Cultural Tests and/as Games

By Nick Webber on June 18th, 2021

I have been working with Maria O’Brien, of Queen’s University Belfast, on an ongoing project looking at cultural tests in the European Union. This builds on my own research on British video games and Maria’s work on audiovisual policy in Ireland. Our joint work has so far resulted in some conference contributions (at ACMC2021, and forthcoming at IAMCR 2021), and we’ve still got plenty to explore!

Cultural tests are generally part of national or regional grant and incentive programmes, and must be passed successfully in order for funding or support to be made available. They usually specify criteria around cultural content (such as the setting and language of a film), and sometimes also incorporate production requirements (such as the nationality of a film’s cast and crew, or the use of local post-production services).

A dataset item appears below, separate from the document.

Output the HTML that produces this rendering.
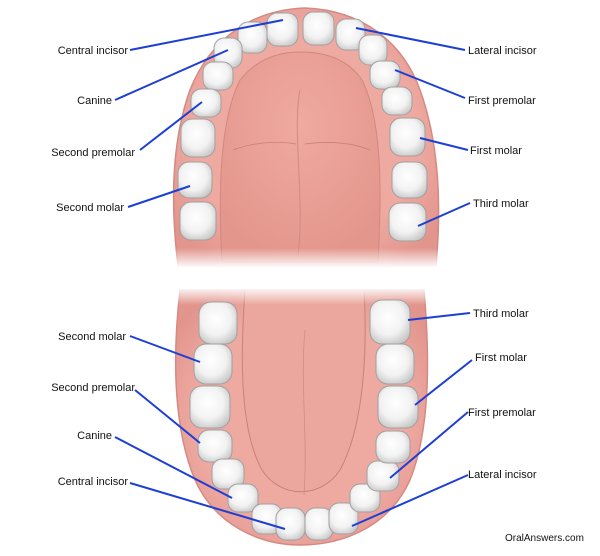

They are put in place to regulate access to State aid under the provisions of Article 107(3)(d) of the Treaty on the Functioning of the European Union. Article 107 is concerned with the idea that support or advantage provided by EU Member States (for example through grants, tax credits, or other investment) to those involved in commercial activity has the capacity to distort competition in the internal market. Yet it is also accepted – in 107(3) – that there are cases where such aid is legitimate, and that sometimes Member States may need to provide support to certain commercial activities. In particular, the preservation of national culture is seen as important, and Article 107(3)(d) allows specifically for ‘aid to promote culture and heritage conservation’.

Cultural tests, then, are used to ensure that aid is only given to activities which are sufficiently ‘cultural’. While there have been tensions around this in the past (for example around the UK’s cultural test in 2005), the principle of subsidiarity means that these tests are by and large a matter for national governments rather than the European Commission. As we might expect, tests have been put in place to govern a variety of support given to the creative industries, in particular to the film industry, but also to areas including (high-end) television, animation and video games. In the UK, the video games tax relief (VGTR) scheme was introduced in 2014 as part of a suite of creative industries tax reliefs, and has its own cultural test. This test is administered by the British Film Institute, and grows out of, but is different from, the test for film.

What interests me here is not simply that these tests exist, or that they exist for games, but that they involve a number of game-like qualities. Cultural tests provide a set of ideas about what culture is, and what culture can be, which are engaged with both through the completion of the test and its assessment by the relevant national or regional body. This echoes the well-established principles of ‘procedural rhetoric’ (Bogost 2007): the process of the test uses selective criteria and a series of propositions about cultural work to make arguments about culture.

Many such tests are what we might call ‘weighted tests’ – these are tests which allocate different amounts of points to different criteria. This is the case with all of the UK tests, as it is with the majority of the 26 tests that Maria and I have looked at so far. It is not necessary, then, to score all of the points on these tests, merely enough to pass. To pass the current test for VGTR, you need to score 16 of a possible 31 points, and there is no virtue in obtaining a score higher than 16. It is, though, possible to optimise your route through the test should you so choose, with careful attention to the criteria and to how your creative project is structured and staffed.

So weighted tests in this mode are not generally about high scoring, although in a few cases – for example the cultural test for the Portuguese Cinematographic and Audiovisual Production Incentive (see Articles 7 & 8, and Addendum II) – a higher score can result in additional support. In all cases, though, the scoring structures signal that not all criteria are of equal importance. They privilege (allocate more points for) some cultural elements above others, and thus articulate a hierarchy which encourages some approaches more than others.

In an environment where optimised behaviour is rewarded, we can expect players – here, creative businesses – to respond to the structures before them. This can be problematic, as scoring structures can overly restrict ‘successful’ play to a narrow range of options, understood as the ‘right way’ to play the game. In the historical board game Britannia, for example, the largest numbers of points are allocated for reproducing a defined narrative of British history, represented by specific peoples controlling specific territories at specific dates. As one reviewer observes: ‘it isn’t just history that’s written by the victors; it’s the scoring rules too’.

To make a game competitive, game designers will often seek to mitigate the impact of ‘high scoring’ components through balancing mechanisms, for example by increasing the risk of choosing a high-value option (e.g. gambling) or by incorporating diminishing returns. To the extent that cultural tests do this, they do so by requiring minimum scores in particular test sections (say, a minimum number of points in the ‘cultural content’ section), or by adding conditions which restrict eligible combinations of points (for example, the VGTR test includes ‘Undetermined Location’ and ‘Golden Points’ rules).

We should, however, remember, that cultural tests are themselves effectively game-balancing mechanisms, intended to manage player (Member State) behaviour in the internal market and mitigate competitive advantage gained through the use of State aid. Cultural tests, therefore, are game-like, serve a game function, and are subject to gaming. The schemes they relate to incentivise cultural production; the tests themselves incentivise particular interpretations of culture.